In line with this, the UKIPO’s new counter-infringement strategy seeks to build upon the work done by organisations such as the Border Force, Trading Standards, and the police (including their police intellectual property crime units) to ensure that infringement is tackled in an effective and efficient manner. This strategy has three broad components, summarised by the following themes:

  • Partnership: to co-ordinate the UK’s fight against IP crime and infringement. We will provide clear steps to identify and tackle IP crime and infringement, ensuring that routes to enforcement are accessible to all and effectively targeted to have the most impact. We will do this by working collaboratively with partners, both domestically and internationally.
  • Leadership: to continue be a world leader on IP enforcement. We will drive the fight against IP crime and infringement and support innovation and creativity to make the UK the best place in the word for businesses to start and grow. We will do this by striving for a gold standard framework domestically and internationally, which recognises the importance of a balanced, effective IP enforcement environment.
  • Education: to empower consumers and businesses and raise awareness and understanding of IP crime and infringement and risks surrounding it. We will work towards a time where IP crime and infringement is seen as socially unacceptable to all. We will do this by helping consumers identify and report infringing goods and helping them understand the benefits of buying genuine goods and the wider harms of buying infringing ones. And we will support business to understand and protect their IP.

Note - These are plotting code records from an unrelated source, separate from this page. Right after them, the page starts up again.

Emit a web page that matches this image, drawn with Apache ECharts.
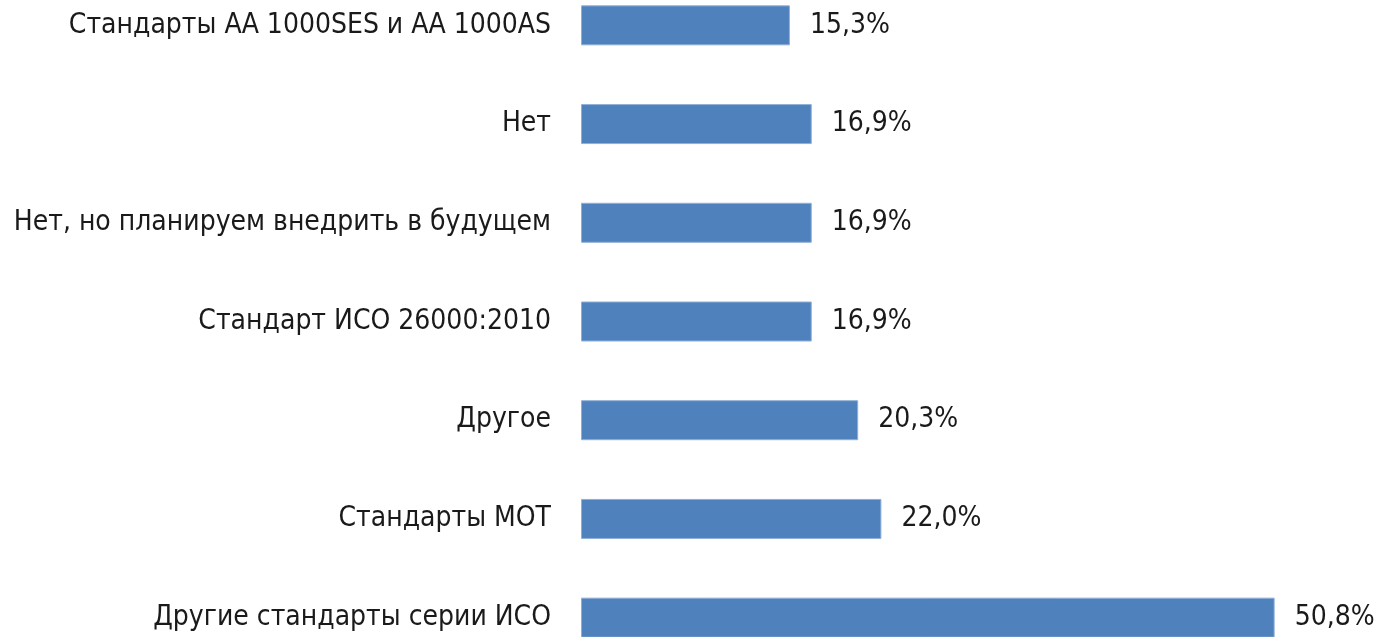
<!DOCTYPE html>
<html>
<head>
<meta charset="utf-8">
<script src="https://cdn.jsdelivr.net/npm/echarts@6/dist/echarts.min.js"></script>
<style>
  html, body { margin: 0; padding: 0; background: #fff; }
  #chart { width: 1381px; height: 637px; }
</style>
</head>
<body>
<div id="chart"></div>
<script>
const categories = [
  "Стандарты АА 1000SES и АА 1000AS",
  "Нет",
  "Нет, но планируем внедрить в будущем",
  "Стандарт ИСО 26000:2010",
  "Другое",
  "Стандарты МОТ",
  "Другие стандарты серии ИСО"
];
const values = [15.3, 16.9, 16.9, 16.9, 20.3, 22.0, 50.8];

const labelFont = '"DejaVu Sans Condensed", "Liberation Sans Narrow", sans-serif';

const chart = echarts.init(document.getElementById("chart"));
chart.setOption({
  animation: false,
  grid: {
    left: 581,
    right: 49,
    top: -24,
    height: 691,
    containLabel: false,
    outerBoundsMode: "none"
  },
  xAxis: {
    type: "value",
    min: 0,
    max: 55,
    show: false
  },
  yAxis: {
    type: "category",
    inverse: true,
    data: categories,
    axisLine: { show: false },
    axisTick: { show: false },
    axisLabel: {
      margin: 30,
      color: "#1a1a1a",
      fontSize: 28,
      fontFamily: labelFont
    }
  },
  series: [
    {
      type: "bar",
      data: values,
      barWidth: 40,
      itemStyle: { color: "#4f81bd", borderColor: "#8fb0d8", borderWidth: 1 },
      label: {
        show: true,
        position: "right",
        distance: 20,
        color: "#1a1a1a",
        fontSize: 28,
        fontFamily: labelFont,
        formatter: (p) => p.value.toFixed(1).replace(".", ",") + "%"
      }
    }
  ]
});
</script>
</body>
</html>
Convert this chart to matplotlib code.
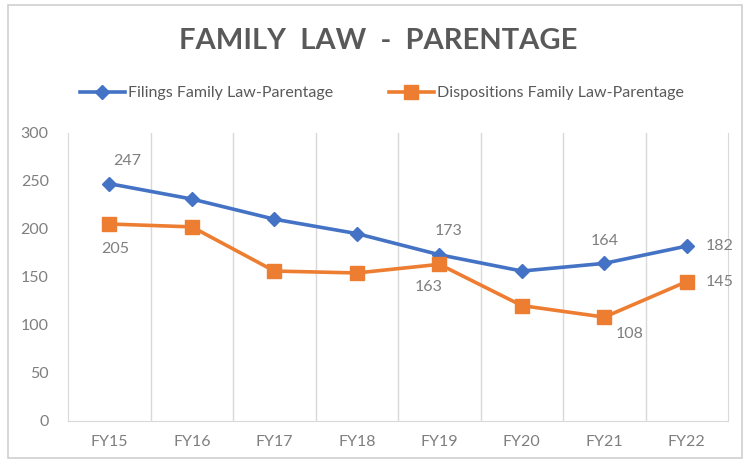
import matplotlib.pyplot as plt
from matplotlib.patches import Rectangle

years = ['FY15', 'FY16', 'FY17', 'FY18', 'FY19', 'FY20', 'FY21', 'FY22']
filings = [247, 231, 210, 195, 173, 156, 164, 182]
dispositions = [205, 202, 156, 154, 163, 120, 108, 145]

# which points carry a data label, and where the label sits (offset in points)
filing_labels = {0: (13, 16), 4: (7, 17), 6: (0, 16), 7: (24, 0)}
disp_labels = {0: (4, -18), 4: (-8, -16), 6: (18, -12), 7: (24, 0)}

blue = '#4472C4'
orange = '#ED7D31'
gray = '#595959'
label_gray = '#7F7F7F'

plt.rcParams['font.family'] = ['Lato', 'DejaVu Sans']

fig = plt.figure(figsize=(7.49, 4.66), dpi=100)
fig.patches.append(Rectangle((0.011, 0.017), 0.979, 0.972, transform=fig.transFigure,
                             fill=False, edgecolor='#D0D0D0', lw=1.2))
ax = fig.add_axes([0.091, 0.097, 0.881, 0.618])

x = list(range(len(years)))
ax.plot(x, filings, color=blue, lw=2.6, marker='D', ms=7, zorder=3,
        label='Filings Family Law-Parentage')
ax.plot(x, dispositions, color=orange, lw=2.6, marker='s', ms=10, zorder=3,
        label='Dispositions Family Law-Parentage')

for i, (dx, dy) in filing_labels.items():
    ax.annotate(str(filings[i]), (x[i], filings[i]), xytext=(dx, dy),
                textcoords='offset points', ha='center', va='center',
                fontsize=11.5, color=label_gray)
for i, (dx, dy) in disp_labels.items():
    ax.annotate(str(dispositions[i]), (x[i], dispositions[i]), xytext=(dx, dy),
                textcoords='offset points', ha='center', va='center',
                fontsize=11.5, color=label_gray)

ax.set_xlim(-0.5, len(years) - 0.5)
ax.set_ylim(0, 300)
ax.set_yticks(range(0, 301, 50))
ax.set_xticks(x)
ax.set_xticklabels(years)
for b in range(1, len(years)):
    ax.axvline(b - 0.5, color='#D9D9D9', lw=1, zorder=1)

ax.spines['top'].set_visible(False)
for s in ['left', 'right', 'bottom']:
    ax.spines[s].set_color('#D9D9D9')
ax.tick_params(length=0, colors=label_gray, labelsize=11.5)
ax.tick_params(axis='y', pad=14)
ax.tick_params(axis='x', pad=10)

fig.text(0.505, 0.913, 'FAMILY  LAW  -  PARENTAGE', ha='center', va='center',
         fontsize=21, fontweight='bold', color=gray)
fig.legend(loc='center', bbox_to_anchor=(0.51, 0.8), ncol=2, frameon=False,
           fontsize=11.5, labelcolor=gray, handlelength=2.8, columnspacing=3.5,
           handletextpad=0.2)

fig.savefig('out.png', dpi=100)
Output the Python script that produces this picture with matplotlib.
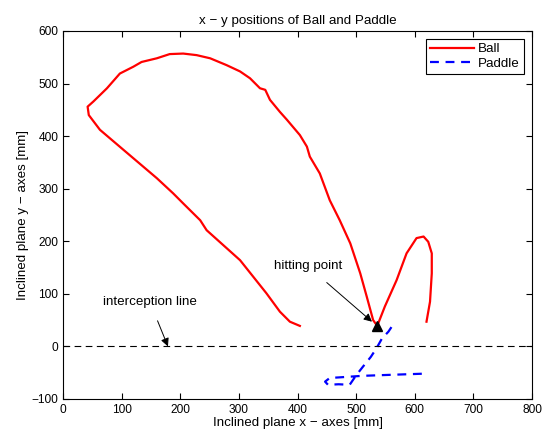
import numpy as np
import matplotlib.pyplot as plt

plt.rcParams['font.family'] = ['Liberation Sans', 'DejaVu Sans']

# траектория мяча (x, y) в мм
ball_x = [404, 387, 370, 347, 302, 245, 234, 205, 188, 160, 103, 63, 44, 42, 52, 75, 97, 120,
          134, 160, 182, 205, 228, 251, 279, 302, 319, 336, 345, 353, 370, 382, 404, 416, 421,
          438, 455, 472, 490, 507, 518, 529, 536, 549, 569, 586, 603, 615, 623, 629, 629, 626, 620]
ball_y = [39, 47, 66, 101, 164, 221, 240, 272, 291, 320, 374, 412, 440, 456, 466, 491, 519, 532,
          541, 548, 556, 557, 554, 548, 535, 523, 510, 491, 488, 469, 446, 431, 402, 380, 361,
          329, 278, 240, 196, 139, 95, 50, 39, 76, 126, 177, 206, 209, 199, 177, 139, 85, 47]

# траектория ракетки
paddle_x = [612, 560, 510, 470, 455, 447, 452, 470, 489, 500, 512, 525, 535, 544, 555, 561]
paddle_y = [-52, -54, -56, -59, -60, -67, -73, -72, -73, -55, -38, -20, -3, 15, 28, 38]

hit_x, hit_y = 536, 39

fs = 9.6   # подписи
tfs = 8.6  # деления

fig = plt.figure(figsize=(5.44, 4.36), dpi=100)
ax = fig.add_axes([0.1158, 0.0849, 0.8622, 0.8441])

ax.plot(ball_x, ball_y, color='red', lw=1.6, label='Ball')
ax.plot(paddle_x, paddle_y, color='blue', lw=1.6, ls=(0, (4, 3)), label='Paddle')
ax.axhline(0, color='black', lw=0.8, ls=(0, (6, 4)))
ax.plot([hit_x], [hit_y], marker='^', color='black', ms=7, ls='none')

arrow = dict(arrowstyle='-|>', color='black', lw=0.7, shrinkA=8, shrinkB=0,
             mutation_scale=12)
ax.annotate('interception line', xy=(179, 0), xytext=(68, 85), fontsize=fs,
            va='center', ha='left', arrowprops=arrow)
ax.annotate('hitting point', xy=(527, 47), xytext=(360, 152), fontsize=fs,
            va='center', ha='left', arrowprops=arrow)

ax.set_xlim(0, 800)
ax.set_ylim(-100, 600)
ax.set_xticks(np.arange(0, 801, 100))
ax.set_yticks(np.arange(-100, 601, 100))
ax.tick_params(direction='in', top=True, right=True, labelsize=tfs, length=4)
ax.set_yticklabels(['\u2212100'] + [str(v) for v in range(0, 601, 100)])
ax.set_xlabel('Inclined plane x \u2212 axes [mm]', fontsize=fs, labelpad=1)
ax.set_ylabel('Inclined plane y \u2212 axes [mm]', fontsize=fs, labelpad=2)
ax.set_title('x \u2212 y positions of Ball and Paddle', fontsize=fs, pad=5)

leg = ax.legend(loc='upper right', fontsize=fs, fancybox=False, framealpha=1,
                edgecolor='black', handlelength=3.3, borderaxespad=0.6,
                handletextpad=0.3, labelspacing=0.15, borderpad=0.3)
leg.get_frame().set_linewidth(0.8)

fig.savefig('out.png', dpi=100)
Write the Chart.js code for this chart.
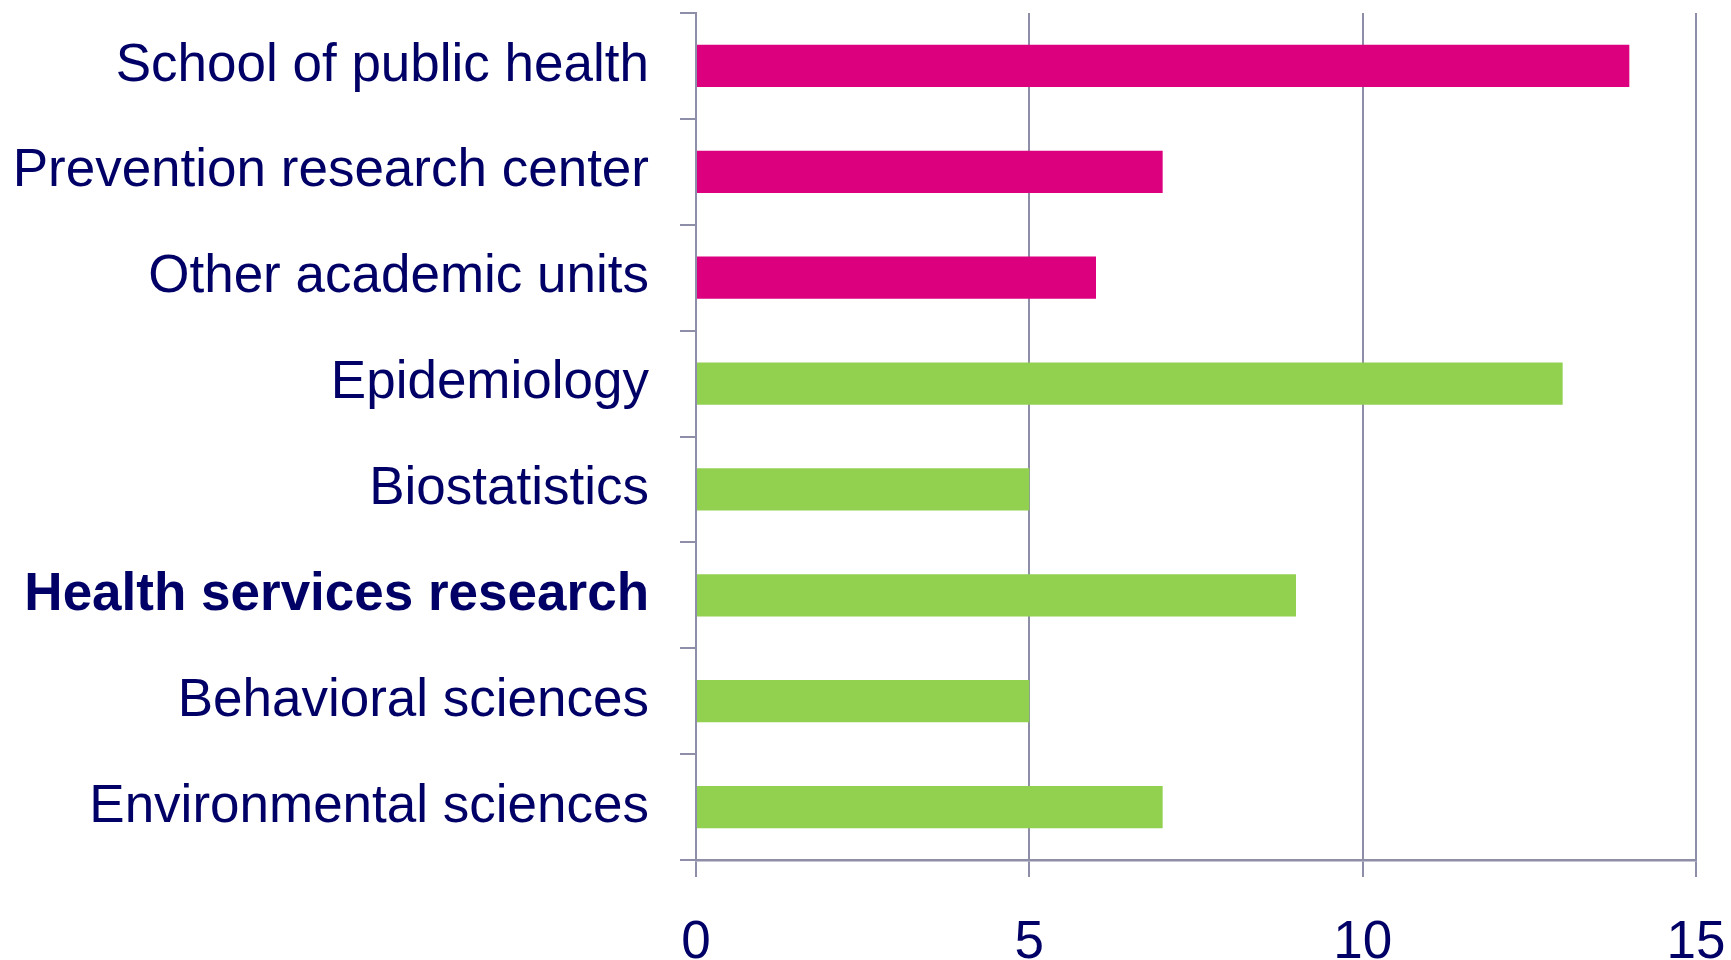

These overarching themes encompass 13 separate commitments, each of which will be pursued in an intelligence-driven, harm-focused, and continuously-improved manner. Some of the key commitments provided in the report include:

  • The establishment of a national centre of excellence to coordinate intelligence, research, taskforces, training, and any other projects;
  • Development of the existing IP Crime Group to create a new Strategic Operational Leadership Group for coordinating efforts between government, enforcement agencies, and industry;
  • Working with the Department for International Trade to ensure that new trade deals do not negatively impact the UK IP regime, and that instead they increase the protection available to UK businesses overseas by strengthening IP enforcement abroad; and
  • Continuing to support and develop campaigns to educate consumers with the goal of reducing IP crime and infringement.

Initial phases of the strategy will focus on setting up the new structures and processes, including recruiting new staff and raising awareness amongst partner organisations such as the police and the Border Force. In addition to this, the first 12-18 months will involve action to increase the amount of intelligence that can be handled as well as identifying how best to use this intelligence – this will be realised in part with the creating of the new Strategic Operational Leadership group.

The progress made with the strategy will be monitored against agreed milestones set by the UKIPO Board in consultation with ministers, partners, and stakeholders, with new objectives being set throughout the five-year period.

It is hoped that this new strategy from the UKIPO will be effective in reducing the amount of IP infringement going forwards, both through educating consumers and more effectively targeting infringers. This would represent a significant strengthening of UK IP rights, adding substantial value to these rights and protecting businesses operating in the UK.